»»

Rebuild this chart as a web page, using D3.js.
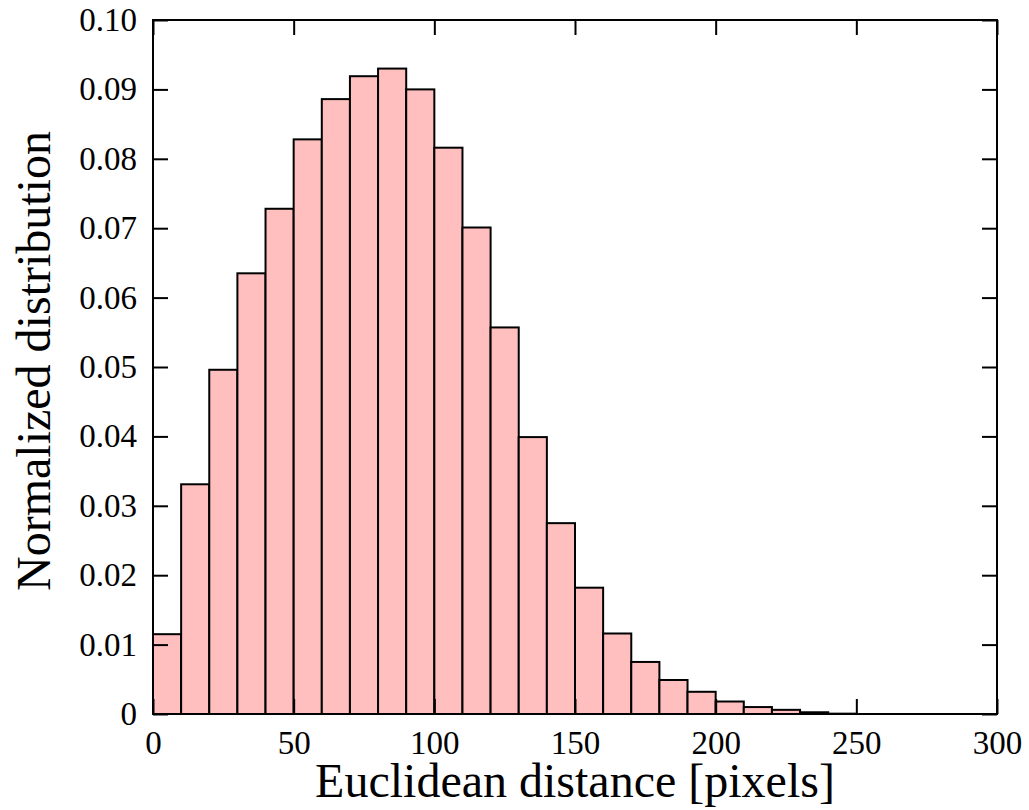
<!DOCTYPE html>
<html>
<head>
<meta charset="utf-8">
<script src="https://cdn.jsdelivr.net/npm/d3@7"></script>
</head>
<body style="margin:0; background:#fff">
<svg></svg>
<script>
// bin edges (left) and normalized counts, width 10 px
const binStarts = [0, 10, 20, 30, 40, 50, 60, 70, 80, 90, 100, 110, 120, 130, 140, 150, 160, 170, 180, 190, 200, 210, 220, 230, 240]
const binValues = [0.0115, 0.0331, 0.0496, 0.0635, 0.0728, 0.0828, 0.0886, 0.0919, 0.0930, 0.0900, 0.0816, 0.0701, 0.0557, 0.0399, 0.0275, 0.0182, 0.0116, 0.0075, 0.0049, 0.0032, 0.0018, 0.0010, 0.0006, 0.00025, 0.00005]
const binWidth = 10
const xTicks = [0, 50, 100, 150, 200, 250, 300]
const yTicks = [0, 0.01, 0.02, 0.03, 0.04, 0.05, 0.06, 0.07, 0.08, 0.09, 0.10]

const WIDTH = 1029
const HEIGHT = 810
const margin = {top: 20, right: 32, bottom: 96, left: 153}
const TICK = 15
const FONT = 'Liberation Serif'

const bins = binStarts.map((s, i) => ({x0: s, x1: s + binWidth, value: binValues[i]}))

const x = d3.scaleLinear()
  .domain([0, 300])
  .range([margin.left, WIDTH - margin.right])
const y = d3.scaleLinear()
  .domain([0, 0.10])
  .range([HEIGHT - margin.bottom, margin.top])

const svg = d3.select('svg')
  .attr('width', WIDTH)
  .attr('height', HEIGHT)

const yFmt = d => d === 0 ? '0' : d3.format('.2f')(d)

// bars
svg.append('g')
  .selectAll('rect')
  .data(bins)
  .enter().append('rect')
    .attr('x', d => x(d.x0))
    .attr('y', d => y(d.value))
    .attr('width', d => x(d.x1) - x(d.x0))
    .attr('height', d => y(0) - y(d.value))
    .attr('fill', '#ffbfbf')
    .attr('stroke', '#000')
    .attr('stroke-width', 2)

// axes, ticks pointing inward on all four sides
function styleAxis(g) {
  g.attr('font-family', FONT).attr('font-size', 33)
  g.select('.domain').remove()
  g.selectAll('.tick line').attr('stroke', '#000').attr('stroke-width', 2)
  g.selectAll('.tick text').attr('fill', '#000')
}

svg.append('g')
  .attr('transform', `translate(0,${y(0)})`)
  .call(d3.axisBottom(x).tickValues(xTicks).tickSizeInner(-TICK).tickSizeOuter(0).tickPadding(17))
  .call(styleAxis)

svg.append('g')
  .attr('transform', `translate(0,${y(0.10)})`)
  .call(d3.axisTop(x).tickValues(xTicks).tickSizeInner(-TICK).tickSizeOuter(0).tickFormat(''))
  .call(styleAxis)

svg.append('g')
  .attr('transform', `translate(${x(0)},0)`)
  .call(d3.axisLeft(y).tickValues(yTicks).tickSizeInner(-TICK).tickSizeOuter(0).tickPadding(16).tickFormat(yFmt))
  .call(styleAxis)

svg.append('g')
  .attr('transform', `translate(${x(300)},0)`)
  .call(d3.axisRight(y).tickValues(yTicks).tickSizeInner(-TICK).tickSizeOuter(0).tickFormat(''))
  .call(styleAxis)

// frame
svg.append('rect')
  .attr('x', x(0))
  .attr('y', y(0.10))
  .attr('width', x(300) - x(0))
  .attr('height', y(0) - y(0.10))
  .attr('fill', 'none')
  .attr('stroke', '#000')
  .attr('stroke-width', 2)

// titles
svg.append('text')
  .attr('x', 575)
  .attr('y', 797)
  .attr('text-anchor', 'middle')
  .attr('font-family', FONT)
  .attr('font-size', 48)
  .text('Euclidean distance [pixels]')

svg.append('text')
  .attr('transform', `translate(50,361) rotate(-90)`)
  .attr('text-anchor', 'middle')
  .attr('font-family', FONT)
  .attr('font-size', 48)
  .text('Normalized distribution')
</script>
</body>
</html>
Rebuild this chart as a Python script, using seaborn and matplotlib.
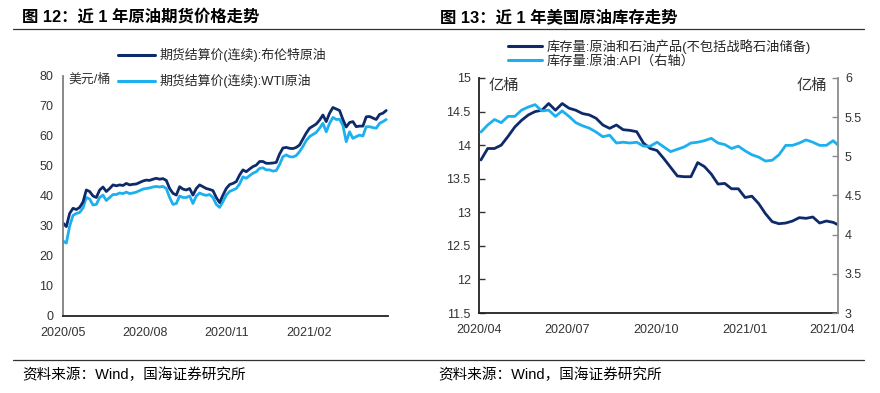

««

**Exercise aim:**
Only lines that contain the word "script" are wanted; copy each of them.

**Complete answer:**
<script src="https://cdn.jsdelivr.net/npm/d3@7"></script>
<script>
</script>
Rebuild this chart as a Python script, using seaborn and matplotlib.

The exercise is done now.